Opinion
No. KA 05-01064.
April 25, 2008.
Appeal from a judgment of the Onondaga County Court (Joseph E. Fahey, J.), rendered April 10, 2003. The judgment convicted defendant, upon a jury verdict, of murder in the second degree and criminal possession of a weapon in the second degree.
FRANK H. HISCOCK LEGAL AID SOCIETY, SYRACUSE (GERALD T. BARTH OF COUNSEL), FOR DEFENDANT-APPELLANT.
WILLIAM J. FITZPATRICK, DISTRICT ATTORNEY, SYRACUSE (JAMES P. MAXWELL OF COUNSEL), FOR RESPONDENT.
Present: Scudder, P.J., Hurlbutt, Centra, Green and Gorski, JJ.
It is hereby ordered that the judgment so appealed from is unanimously affirmed.

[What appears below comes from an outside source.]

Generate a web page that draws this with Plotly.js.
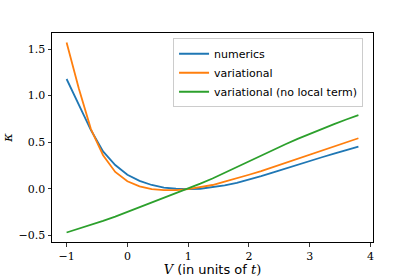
<!DOCTYPE html>
<html>
<head>
<meta charset="utf-8">
<script src="https://cdn.plot.ly/plotly-3.0.1.min.js"></script>
<style>html,body{margin:0;padding:0;background:#fff;}#chart{width:415px;height:277px;}</style>
</head>
<body>
<div id="chart"></div>
<script>
const V = [-1.0,-0.8,-0.6,-0.4,-0.2,0.0,0.2,0.4,0.6,0.8,1.0,1.2,1.4,1.6,1.8,2.0,2.2,2.4,2.6,2.8,3.0,3.2,3.4,3.6,3.8];
const numerics = [1.178,0.90,0.63,0.40,0.255,0.15,0.085,0.04,0.012,0.0,-0.005,0.0,0.015,0.035,0.062,0.095,0.135,0.175,0.217,0.258,0.298,0.338,0.377,0.415,0.453];
const variational = [1.57,1.08,0.64,0.36,0.18,0.08,0.025,-0.005,-0.015,-0.015,-0.005,0.015,0.04,0.075,0.11,0.15,0.19,0.235,0.28,0.325,0.37,0.413,0.456,0.50,0.542];
const variationalNoLocal = [-0.47,-0.43,-0.39,-0.345,-0.30,-0.25,-0.20,-0.15,-0.10,-0.05,0.0,0.055,0.11,0.172,0.235,0.297,0.36,0.42,0.478,0.535,0.59,0.643,0.694,0.743,0.79];
const names = ["numerics","variational","variational (no local term)"];
const colors = ["#1f77b4","#ff7f0e","#2ca02c"];
const xTicks = [-1,0,1,2,3,4];
const xTickText = ["\u22121","0","1","2","3","4"];
const yTicks = [-0.5,0,0.5,1.0,1.5];
const yTickText = ["\u22120.5","0.0","0.5","1.0","1.5"];

const series = [numerics, variational, variationalNoLocal];
const traces = series.map((s,i)=>({
  x: V, y: s, type: "scatter", mode: "lines", name: names[i],
  line: {color: colors[i], width: 1.8}
}));

const serif = "'DejaVu Serif', 'Liberation Serif', serif";
const layout = {
  width: 415, height: 277,
  margin: {l: 52, r: 42, t: 33, b: 35},
  paper_bgcolor: "#fff", plot_bgcolor: "#fff",
  showlegend: true,
  legend: {
    x: 0.969, y: 0.975, xanchor: "right", yanchor: "top",
    bordercolor: "#cccccc", borderwidth: 1, bgcolor: "rgba(255,255,255,0.8)",
    font: {family: "'DejaVu Sans', sans-serif", size: 11, color: "#000"},
    itemwidth: 30, tracegroupgap: 0
  },
  xaxis: {
    range: [-1.24, 4.04], tickvals: xTicks, ticktext: xTickText,
    ticks: "outside", ticklen: 3.5, tickwidth: 0.8, tickcolor: "#000",
    showgrid: false, zeroline: false, showline: true, linecolor: "#000", linewidth: 1, mirror: true,
    tickfont: {family: serif, size: 11, color: "#000"},
    title: {text: "<i>V</i> <span style=\"font-family:'DejaVu Sans',sans-serif\">(in units of </span><i>t</i>)", font: {family: serif, size: 13, color: "#000"}, standoff: 4}
  },
  yaxis: {
    range: [-0.572, 1.672], tickvals: yTicks, ticktext: yTickText,
    ticks: "outside", ticklen: 3.5, tickwidth: 0.8, tickcolor: "#000",
    showgrid: false, zeroline: false, showline: true, linecolor: "#000", linewidth: 1, mirror: true,
    tickfont: {family: serif, size: 11, color: "#000"},
    title: {text: "<i>\u03ba</i>", font: {family: serif, size: 13, color: "#000"}, standoff: 8}
  }
};
Plotly.newPlot("chart", traces, layout, {staticPlot: true, displayModeBar: false});
</script>
</body>
</html>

Memorandum: Defendant appeals from a judgment convicting him upon a jury verdict of murder in the second degree (Penal Law § 125.25) and criminal possession of a weapon in the second degree (former § 265.03 [2]). Defendant failed to preserve for our review his contention that County Court erred in failing to instruct the jury on circumstantial evidence as part of its charge on evidence concerning the consciousness of guilt ( see CPL 470.05; People v Lopez, 28 AD3d 234, 235, lv denied 7 NY3d 758), and we decline to exercise our power to review that contention as a matter of discretion in the interest of justice ( see CPL 470.15 [a]). The court properly denied the motion of defendant to set aside the verdict pursuant to CPL 330.30 (3) without a hearing inasmuch as "his motion papers failed to contain sworn allegations of fact . . . and the purported newly discovered evidence merely tended to impeach or discredit trial testimony" ( People v Ayers, 276 AD2d 392, lv denied 95 NY2d 960). Finally, the verdict is not against the weight of the evidence ( see generally People v Bleakley, 69 NY2d 490, 495).